From small plates such as Westcombe cheddar fries with pickled walnut, or mallard liver parfait with brioche; to larger dishes such as grilled celeriac with brassicas and seaweed béarnaise, or pappardelle with game ragu; and even seasonal desserts such as ricotta ice cream with pear and buckwheat, or blackcurrant sorbet with honeycomb, guests at Holm are set for an authentic taste of what the county has to offer.
Another crucial element Balfe and the team are working on at Holm is a little garden kitchen they’re hoping to invest time in and expand over the next 12 months.
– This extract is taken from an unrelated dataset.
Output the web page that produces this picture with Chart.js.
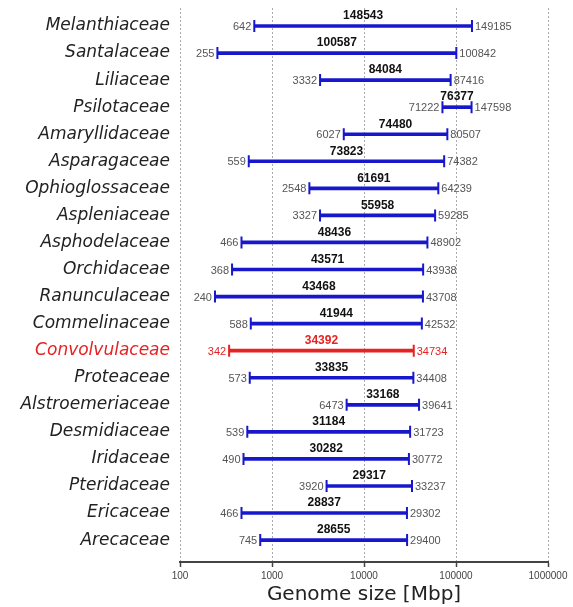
<!DOCTYPE html>
<html>
<head>
<meta charset="utf-8">
<script src="https://cdn.jsdelivr.net/npm/chart.js@4"></script>
<style>
html,body{margin:0;padding:0;background:#fff;}
#wrap{width:573px;height:607px;}
</style>
</head>
<body>
<div id="wrap"><canvas id="mycanvas"></canvas></div>
<script>
var families = ['Melanthiaceae','Santalaceae','Liliaceae','Psilotaceae','Amaryllidaceae','Asparagaceae','Ophioglossaceae','Aspleniaceae','Asphodelaceae','Orchidaceae','Ranunculaceae','Commelinaceae','Convolvulaceae','Proteaceae','Alstroemeriaceae','Desmidiaceae','Iridaceae','Pteridaceae','Ericaceae','Arecaceae'];
var minSize = [642,255,3332,71222,6027,559,2548,3327,466,368,240,588,342,573,6473,539,490,3920,466,745];
var maxSize = [149185,100842,87416,147598,80507,74382,64239,59285,48902,43938,43708,42532,34734,34408,39641,31723,30772,33237,29302,29400];
var rangeSize = [148543,100587,84084,76377,74480,73823,61691,55958,48436,43571,43468,41944,34392,33835,33168,31184,30282,29317,28837,28655];
var xTicks = [100,1000,10000,100000,1000000];
var highlight = 'Convolvulaceae';

var BLUE = '#1717cc', RED = '#e62222';
function rowColor(i){ return families[i] === highlight ? RED : BLUE; }

var chartdata = {
  datasets: [{
    label: '',
    data: families.map(function(f, i){ return {x: [minSize[i], maxSize[i]], y: i}; }),
    backgroundColor: families.map(function(f, i){ return rowColor(i); }),
    borderWidth: 0,
    barThickness: 3
  }]
};

// caps + number labels
var labelPlugin = {
  id: 'rangeLabels',
  afterDatasetsDraw: function(chart){
    var c = chart.ctx, xs = chart.scales.x, ys = chart.scales.y;
    c.save();
    for (var i = 0; i < families.length; i++) {
      var y = ys.getPixelForValue(i);
      var x0 = xs.getPixelForValue(minSize[i]);
      var x1 = xs.getPixelForValue(maxSize[i]);
      var col = rowColor(i);
      c.strokeStyle = col;
      c.lineWidth = 2;
      c.beginPath();
      c.moveTo(x0, y - 6); c.lineTo(x0, y + 6);
      c.moveTo(x1, y - 6); c.lineTo(x1, y + 6);
      c.stroke();
      var red = families[i] === highlight;
      c.textBaseline = 'middle';
      c.font = '11px "Liberation Sans", Arial, sans-serif';
      c.fillStyle = red ? RED : '#555';
      c.textAlign = 'right';
      c.fillText(String(minSize[i]), x0 - 3, y + 1);
      c.textAlign = 'left';
      c.fillText(String(maxSize[i]), x1 + 3, y + 1);
      var xm = xs.getPixelForValue(Math.sqrt(minSize[i] * maxSize[i]));
      c.font = 'bold 12px "Liberation Sans", Arial, sans-serif';
      c.fillStyle = red ? RED : '#111';
      c.textAlign = 'center';
      c.fillText(String(rangeSize[i]), xm, y - 10);
    }
    c.restore();
  }
};

var ctx = document.querySelector('#mycanvas');
var barGraph = new Chart(ctx, {
  type: 'bar',
  data: chartdata,
  plugins: [labelPlugin],
  options: {
    indexAxis: 'y',
    responsive: true,
    maintainAspectRatio: false,
    animation: false,
    layout: {padding: {top: 8, right: 25, bottom: 0, left: 0}},
    plugins: {legend: {display: false}, tooltip: {enabled: false}},
    scales: {
      x: {
        type: 'logarithmic',
        min: 100,
        max: 1000000,
        afterFit: function(scale){ scale.height -= 2; },
        afterBuildTicks: function(scale){
          scale.ticks = xTicks.map(function(v){ return {value: v, major: true}; });
        },
        ticks: {
          autoSkip: false,
          maxRotation: 0,
          padding: 3,
          color: '#444',
          font: {family: '"Liberation Sans", Arial, sans-serif', size: 10},
          callback: function(v){ return String(v); }
        },
        grid: {
          color: '#aaa',
          lineWidth: 1,
          drawTicks: true,
          tickLength: 5,
          tickColor: '#444',
          tickBorderDash: [],
          tickWidth: 1.5
        },
        border: {display: true, color: '#444', width: 2, dash: [2, 2]},
        title: {
          display: true,
          text: 'Genome size [Mbp]',
          color: '#222',
          font: {family: '"DejaVu Sans", sans-serif', size: 20},
          padding: {top: 0, bottom: 0}
        }
      },
      y: {
        type: 'linear',
        reverse: true,
        offset: false,
        min: -0.665,
        max: 19.81,
        afterFit: function(scale){
          scale.width = 180;
          scale.paddingTop = 0;
          scale.paddingBottom = 0;
        },
        afterBuildTicks: function(scale){
          scale.ticks = families.map(function(f, i){ return {value: i}; });
        },
        ticks: {
          autoSkip: false,
          padding: 10,
          color: function(c){ return families[c.index] === highlight ? RED : '#222'; },
          font: {family: '"DejaVu Sans", sans-serif', size: 17, style: 'italic'},
          callback: function(v, i){ return families[i]; }
        },
        grid: {display: false, drawTicks: false},
        border: {display: false}
      }
    }
  }
});
</script>
</body>
</html>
When in full swing, this project will reflect the values of the restaurant, instilling what Balfe calls a “circular mindset” and supporting a sustainable kitchen.
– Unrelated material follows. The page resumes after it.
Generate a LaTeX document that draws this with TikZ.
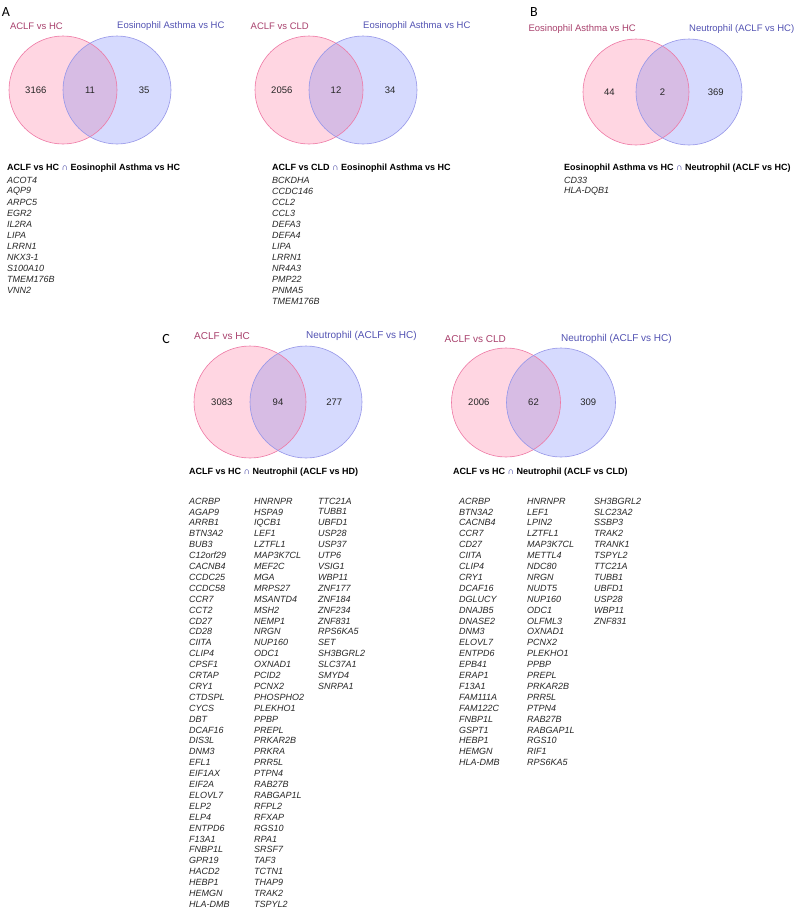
\documentclass[tikz,border=0pt]{standalone}
\usepackage{fontspec}
\setmainfont{Liberation Sans}
\newfontfamily\panelfont{Carlito}
\usetikzlibrary{positioning,calc}
\definecolor{setpink}{RGB}{255,214,226}
\definecolor{setblue}{RGB}{214,218,254}
\definecolor{setboth}{RGB}{215,188,228}
\definecolor{linepink}{RGB}{238,120,164}
\definecolor{lineblue}{RGB}{150,150,232}
\definecolor{txtpink}{RGB}{168,64,108}
\definecolor{txtblue}{RGB}{82,82,178}
\definecolor{capblue}{RGB}{40,40,150}
\newcommand{\capsym}{\textcolor{capblue}{∩}}
\begin{document}
\begin{tikzpicture}[
    x=1pt, y=-1pt,
    pinkset/.style={circle, fill=setpink, inner sep=0pt, minimum size=#1},
    blueset/.style={circle, fill=setblue, inner sep=0pt, minimum size=#1},
    pinkline/.style={draw=linepink, line width=0.6pt},
    blueline/.style={draw=lineblue, line width=0.6pt},
    setlabel/.style={inner sep=0pt, font=\fontsize{9.5}{11}\selectfont},
    count/.style={inner sep=0pt, text=black!85, font=\fontsize{9.5}{11}\selectfont},
    head/.style={anchor=west, inner sep=0pt, font=\fontsize{9}{11}\selectfont\bfseries},
    gene/.style={anchor=west, inner sep=0pt, text=black!85, font=\fontsize{9}{11}\selectfont\itshape},
    panel/.style={inner sep=0pt, font=\panelfont\fontsize{14}{14}\selectfont}
]
\useasboundingbox (0,0) rectangle (794,911);

% panel letters
\node[panel] (pA) at (6,12) {A};
\node[panel] (pB) at (534,12) {B};
\node[panel] (pC) at (166,339) {C};

% A, left: ACLF vs HC / Eosinophil Asthma vs HC
\node[pinkset=108pt] (a1l) at (63,90) {};
\node[blueset=108pt] (a1r) at (117,90) {};
\begin{scope}
  \clip (a1l.center) circle[radius=54pt];
  \fill[setboth] (a1r.center) circle[radius=54pt];
\end{scope}
\draw[pinkline] (a1l.center) circle[radius=54pt];
\draw[blueline] (a1r.center) circle[radius=54pt];
\node[setlabel, text=txtpink, above=10pt of a1l.north, anchor=east] (a1lt) {ACLF vs HC};
\node[setlabel, text=txtblue, above=10pt of a1r.north, anchor=west] (a1rt) {Eosinophil Asthma vs HC};
\node[count] (a1n1) at ($(a1l.west)!0.5!(a1r.west)$) {3166};
\node[count] (a1n2) at ($(a1r.west)!0.5!(a1l.east)$) {11};
\node[count] (a1n3) at ($(a1l.east)!0.5!(a1r.east)$) {35};

% A, right: ACLF vs CLD / Eosinophil Asthma vs HC
\node[pinkset=108pt] (a2l) at (309,90) {};
\node[blueset=108pt] (a2r) at (363,90) {};
\begin{scope}
  \clip (a2l.center) circle[radius=54pt];
  \fill[setboth] (a2r.center) circle[radius=54pt];
\end{scope}
\draw[pinkline] (a2l.center) circle[radius=54pt];
\draw[blueline] (a2r.center) circle[radius=54pt];
\node[setlabel, text=txtpink, above=10pt of a2l.north, anchor=east] (a2lt) {ACLF vs CLD};
\node[setlabel, text=txtblue, above=10pt of a2r.north, anchor=west] (a2rt) {Eosinophil Asthma vs HC};
\node[count] (a2n1) at ($(a2l.west)!0.5!(a2r.west)$) {2056};
\node[count] (a2n2) at ($(a2r.west)!0.5!(a2l.east)$) {12};
\node[count] (a2n3) at ($(a2l.east)!0.5!(a2r.east)$) {34};

% B: Eosinophil Asthma vs HC / Neutrophil (ACLF vs HC)
\node[pinkset=106pt] (bl) at (636,92) {};
\node[blueset=106pt] (br) at (689,92) {};
\begin{scope}
  \clip (bl.center) circle[radius=53pt];
  \fill[setboth] (br.center) circle[radius=53pt];
\end{scope}
\draw[pinkline] (bl.center) circle[radius=53pt];
\draw[blueline] (br.center) circle[radius=53pt];
\node[setlabel, text=txtpink, above=10pt of bl.north, anchor=east] (blt) {Eosinophil Asthma vs HC};
\node[setlabel, text=txtblue, above=10pt of br.north, anchor=west] (brt) {Neutrophil (ACLF vs HC)};
\node[count] (bn1) at ($(bl.west)!0.5!(br.west)$) {44};
\node[count] (bn2) at ($(br.west)!0.5!(bl.east)$) {2};
\node[count] (bn3) at ($(bl.east)!0.5!(br.east)$) {369};

% C, left: ACLF vs HC / Neutrophil (ACLF vs HC)
\node[pinkset=112pt] (c1l) at (250,402) {};
\node[blueset=112pt] (c1r) at (306,402) {};
\begin{scope}
  \clip (c1l.center) circle[radius=56pt];
  \fill[setboth] (c1r.center) circle[radius=56pt];
\end{scope}
\draw[pinkline] (c1l.center) circle[radius=56pt];
\draw[blueline] (c1r.center) circle[radius=56pt];
\node[setlabel, text=txtpink, font=\fontsize{10}{12}\selectfont, above=10pt of c1l.north, anchor=east] (c1lt) {ACLF vs HC};
\node[setlabel, text=txtblue, font=\fontsize{10}{12}\selectfont, above=10pt of c1r.north, anchor=west] (c1rt) {Neutrophil (ACLF vs HC)};
\node[count] (c1n1) at ($(c1l.west)!0.5!(c1r.west)$) {3083};
\node[count] (c1n2) at ($(c1r.west)!0.5!(c1l.east)$) {94};
\node[count] (c1n3) at ($(c1l.east)!0.5!(c1r.east)$) {277};

% C, right: ACLF vs CLD / Neutrophil (ACLF vs HC)
\node[pinkset=109pt] (c2l) at (506,402.5) {};
\node[blueset=109pt] (c2r) at (561,402.5) {};
\begin{scope}
  \clip (c2l.center) circle[radius=54.5pt];
  \fill[setboth] (c2r.center) circle[radius=54.5pt];
\end{scope}
\draw[pinkline] (c2l.center) circle[radius=54.5pt];
\draw[blueline] (c2r.center) circle[radius=54.5pt];
\node[setlabel, text=txtpink, font=\fontsize{10}{12}\selectfont, above=9pt of c2l.north, anchor=east] (c2lt) {ACLF vs CLD};
\node[setlabel, text=txtblue, font=\fontsize{10}{12}\selectfont, above=9pt of c2r.north, anchor=west] (c2rt) {Neutrophil (ACLF vs HC)};
\node[count] (c2n1) at ($(c2l.west)!0.5!(c2r.west)$) {2006};
\node[count] (c2n2) at ($(c2r.west)!0.5!(c2l.east)$) {62};
\node[count] (c2n3) at ($(c2l.east)!0.5!(c2r.east)$) {309};

% gene lists
\node[head] (a1h) at (7,168.5) {ACLF vs HC \capsym{} Eosinophil Asthma vs HC};
\foreach \g [count=\i from 0] in {ACOT4, AQP9, ARPC5, EGR2, IL2RA, LIPA, LRRN1, NKX3-1, S100A10, TMEM176B, VNN2}
  \node[gene] (a1g\i) at (7,180+11*\i) {\g};

\node[head] (a2h) at (272,168.5) {ACLF vs CLD \capsym{} Eosinophil Asthma vs HC};
\foreach \g [count=\i from 0] in {BCKDHA, CCDC146, CCL2, CCL3, DEFA3, DEFA4, LIPA, LRRN1, NR4A3, PMP22, PNMA5, TMEM176B}
  \node[gene] (a2g\i) at (272,180+11*\i) {\g};

\node[head] (bh) at (564,168.5) {Eosinophil Asthma vs HC \capsym{} Neutrophil (ACLF vs HC)};
\foreach \g [count=\i from 0] in {CD33, HLA-DQB1}
  \node[gene] (bg\i) at (564,180+11*\i) {\g};

\node[head] (c1h) at (189,472) {ACLF vs HC \capsym{} Neutrophil (ACLF vs HD)};
\foreach \g [count=\i from 0] in {ACRBP, AGAP9, ARRB1, BTN3A2, BUB3, C12orf29, CACNB4, CCDC25, CCDC58, CCR7, CCT2, CD27, CD28, CIITA, CLIP4, CPSF1, CRTAP, CRY1, CTDSPL, CYCS, DBT, DCAF16, DIS3L, DNM3, EFL1, EIF1AX, EIF2A, ELOVL7, ELP2, ELP4, ENTPD6, F13A1, FNBP1L, GPR19, HACD2, HEBP1, HEMGN, HLA-DMB}
  \node[gene] (c1a\i) at (189,501+10.9*\i) {\g};
\foreach \g [count=\i from 0] in {HNRNPR, HSPA9, IQCB1, LEF1, LZTFL1, MAP3K7CL, MEF2C, MGA, MRPS27, MSANTD4, MSH2, NEMP1, NRGN, NUP160, ODC1, OXNAD1, PCID2, PCNX2, PHOSPHO2, PLEKHO1, PPBP, PREPL, PRKAR2B, PRKRA, PRR5L, PTPN4, RAB27B, RABGAP1L, RFPL2, RFXAP, RGS10, RPA1, SRSF7, TAF3, TCTN1, THAP9, TRAK2, TSPYL2}
  \node[gene] (c1b\i) at (254,501+10.9*\i) {\g};
\foreach \g [count=\i from 0] in {TTC21A, TUBB1, UBFD1, USP28, USP37, UTP6, VSIG1, WBP11, ZNF177, ZNF184, ZNF234, ZNF831, RPS6KA5, SET, SH3BGRL2, SLC37A1, SMYD4, SNRPA1}
  \node[gene] (c1c\i) at (318,501+10.9*\i) {\g};

\node[head] (c2h) at (453,472) {ACLF vs HC \capsym{} Neutrophil (ACLF vs CLD)};
\foreach \g [count=\i from 0] in {ACRBP, BTN3A2, CACNB4, CCR7, CD27, CIITA, CLIP4, CRY1, DCAF16, DGLUCY, DNAJB5, DNASE2, DNM3, ELOVL7, ENTPD6, EPB41, ERAP1, F13A1, FAM111A, FAM122C, FNBP1L, GSPT1, HEBP1, HEMGN, HLA-DMB}
  \node[gene] (c2a\i) at (459,501+10.9*\i) {\g};
\foreach \g [count=\i from 0] in {HNRNPR, LEF1, LPIN2, LZTFL1, MAP3K7CL, METTL4, NDC80, NRGN, NUDT5, NUP160, ODC1, OLFML3, OXNAD1, PCNX2, PLEKHO1, PPBP, PREPL, PRKAR2B, PRR5L, PTPN4, RAB27B, RABGAP1L, RGS10, RIF1, RPS6KA5}
  \node[gene] (c2b\i) at (527,501+10.9*\i) {\g};
\foreach \g [count=\i from 0] in {SH3BGRL2, SLC23A2, SSBP3, TRAK2, TRANK1, TSPYL2, TTC21A, TUBB1, UBFD1, USP28, WBP11, ZNF831}
  \node[gene] (c2c\i) at (594,501+10.9*\i) {\g};
\end{tikzpicture}
\end{document}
“Growing produce and using food waste for compost so that every single thing goes back into what you’re making in some form – it’s such an important way to think about things,” he explains. “Sustainability has always been a big focus of ours, but it really is hard to operate in a truly sustainable way. A lot of restaurants try their hardest to limit waste and reduce landfill – we certainly do all of those things – but having the means to grow our own stuff on-site will be a real gamechanger.”
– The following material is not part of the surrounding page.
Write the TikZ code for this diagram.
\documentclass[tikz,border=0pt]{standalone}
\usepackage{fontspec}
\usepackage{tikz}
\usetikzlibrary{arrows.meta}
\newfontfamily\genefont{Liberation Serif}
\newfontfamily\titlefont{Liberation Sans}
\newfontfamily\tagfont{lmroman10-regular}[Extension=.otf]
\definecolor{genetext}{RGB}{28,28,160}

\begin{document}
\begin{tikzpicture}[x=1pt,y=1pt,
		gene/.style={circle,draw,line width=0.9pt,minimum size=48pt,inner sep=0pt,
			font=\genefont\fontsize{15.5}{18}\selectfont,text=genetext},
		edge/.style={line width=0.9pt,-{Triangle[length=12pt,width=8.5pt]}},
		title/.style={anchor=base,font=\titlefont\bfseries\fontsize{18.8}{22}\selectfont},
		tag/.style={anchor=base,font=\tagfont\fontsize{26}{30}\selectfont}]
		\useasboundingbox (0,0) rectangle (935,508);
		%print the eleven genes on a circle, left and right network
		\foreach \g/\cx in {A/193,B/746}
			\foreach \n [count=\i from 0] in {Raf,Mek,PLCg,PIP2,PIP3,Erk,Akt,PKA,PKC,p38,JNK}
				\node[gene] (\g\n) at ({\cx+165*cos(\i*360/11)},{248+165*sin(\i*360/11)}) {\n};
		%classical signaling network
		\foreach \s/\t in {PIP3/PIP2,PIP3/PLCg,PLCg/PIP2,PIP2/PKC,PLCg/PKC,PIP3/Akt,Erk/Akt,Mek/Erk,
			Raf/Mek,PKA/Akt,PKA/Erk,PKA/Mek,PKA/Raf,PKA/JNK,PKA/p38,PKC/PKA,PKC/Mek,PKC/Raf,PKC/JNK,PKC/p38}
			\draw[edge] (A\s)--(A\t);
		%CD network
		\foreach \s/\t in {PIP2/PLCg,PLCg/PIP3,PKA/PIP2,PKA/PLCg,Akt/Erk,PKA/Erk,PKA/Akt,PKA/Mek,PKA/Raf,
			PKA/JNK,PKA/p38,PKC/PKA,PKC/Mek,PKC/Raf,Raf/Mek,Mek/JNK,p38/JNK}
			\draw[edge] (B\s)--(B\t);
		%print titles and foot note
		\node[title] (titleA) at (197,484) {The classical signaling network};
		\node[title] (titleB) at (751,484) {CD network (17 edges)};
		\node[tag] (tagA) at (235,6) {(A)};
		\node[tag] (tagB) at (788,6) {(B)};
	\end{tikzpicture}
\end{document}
The garden is still in development and will be until peak growing season. Hardy plants such as lavender, thyme, rosemary and bay have taken first precedence, but come spring, the garden will be blooming, and Balfe even has plans to take on a nearby field where he and his team can focus on growing even more produce, enabling a ‘from ground, to kitchen, to plate’ operation. “It’s important to think about where ingredients come from and how they are used,” he emphasises. “Gone are the days of just using, say, the tip of an asparagus spear and throwing the rest away. Use everything! And you know, it’s just really nice to have that connection with the produce that you’re serving.”
Fire it up
Holm’s final guiding principle lies in the flames of the barbeque, with the venue housing both an indoor and outdoor grill. For Balfe, this cooking method is all about building a unique flavour profile, using that high quality produce – whether it be meat, fish or veg – they are lucky to have so closely available, to create unusual and memorable dishes inherently powered by fire. “Most of Holm’s menu is either smoked, grilled or barbequed – that’s our ‘thing’,” he explains. “We’ve already put together so many interesting dishes in the relatively short time we’ve been open,” adds Balfe. “We had this lovely fresh squid, for example, that we barbequed on the grill with a Jerusalem artichoke. It had the smoky, charred flavours of the barbeque along with the sweet, earthy artichoke. We finished it off with a raw gremolata vinaigrette made with fresh seaweed, lemon juice and olive oil, as well as a voluté of Jerusalem artichoke and leek oil that was poured on at the table. It’s probably one of my favourite dishes that we’ve served.”
Finding a rhythm
There’s no doubt that the team at Holm are off to a flying start, being warmly embraced by South Petherton locals and steadily drawing custom from further afield. For Balfe, one of the most exciting prospects about trading in 2022 is the ability for the brand to firmly root itself within the community, embodying everything the modern hospitality industry is striving to be: sustainable, locally focused and produce-driven. “We’re finding our rhythm and steadily setting a routine. It really is rewarding to be settling in and building a relationship with both the region and our guests. There is so much to look forward to, but right now, it’s all about bedding in and becoming a fixture of the West Country dining scene.”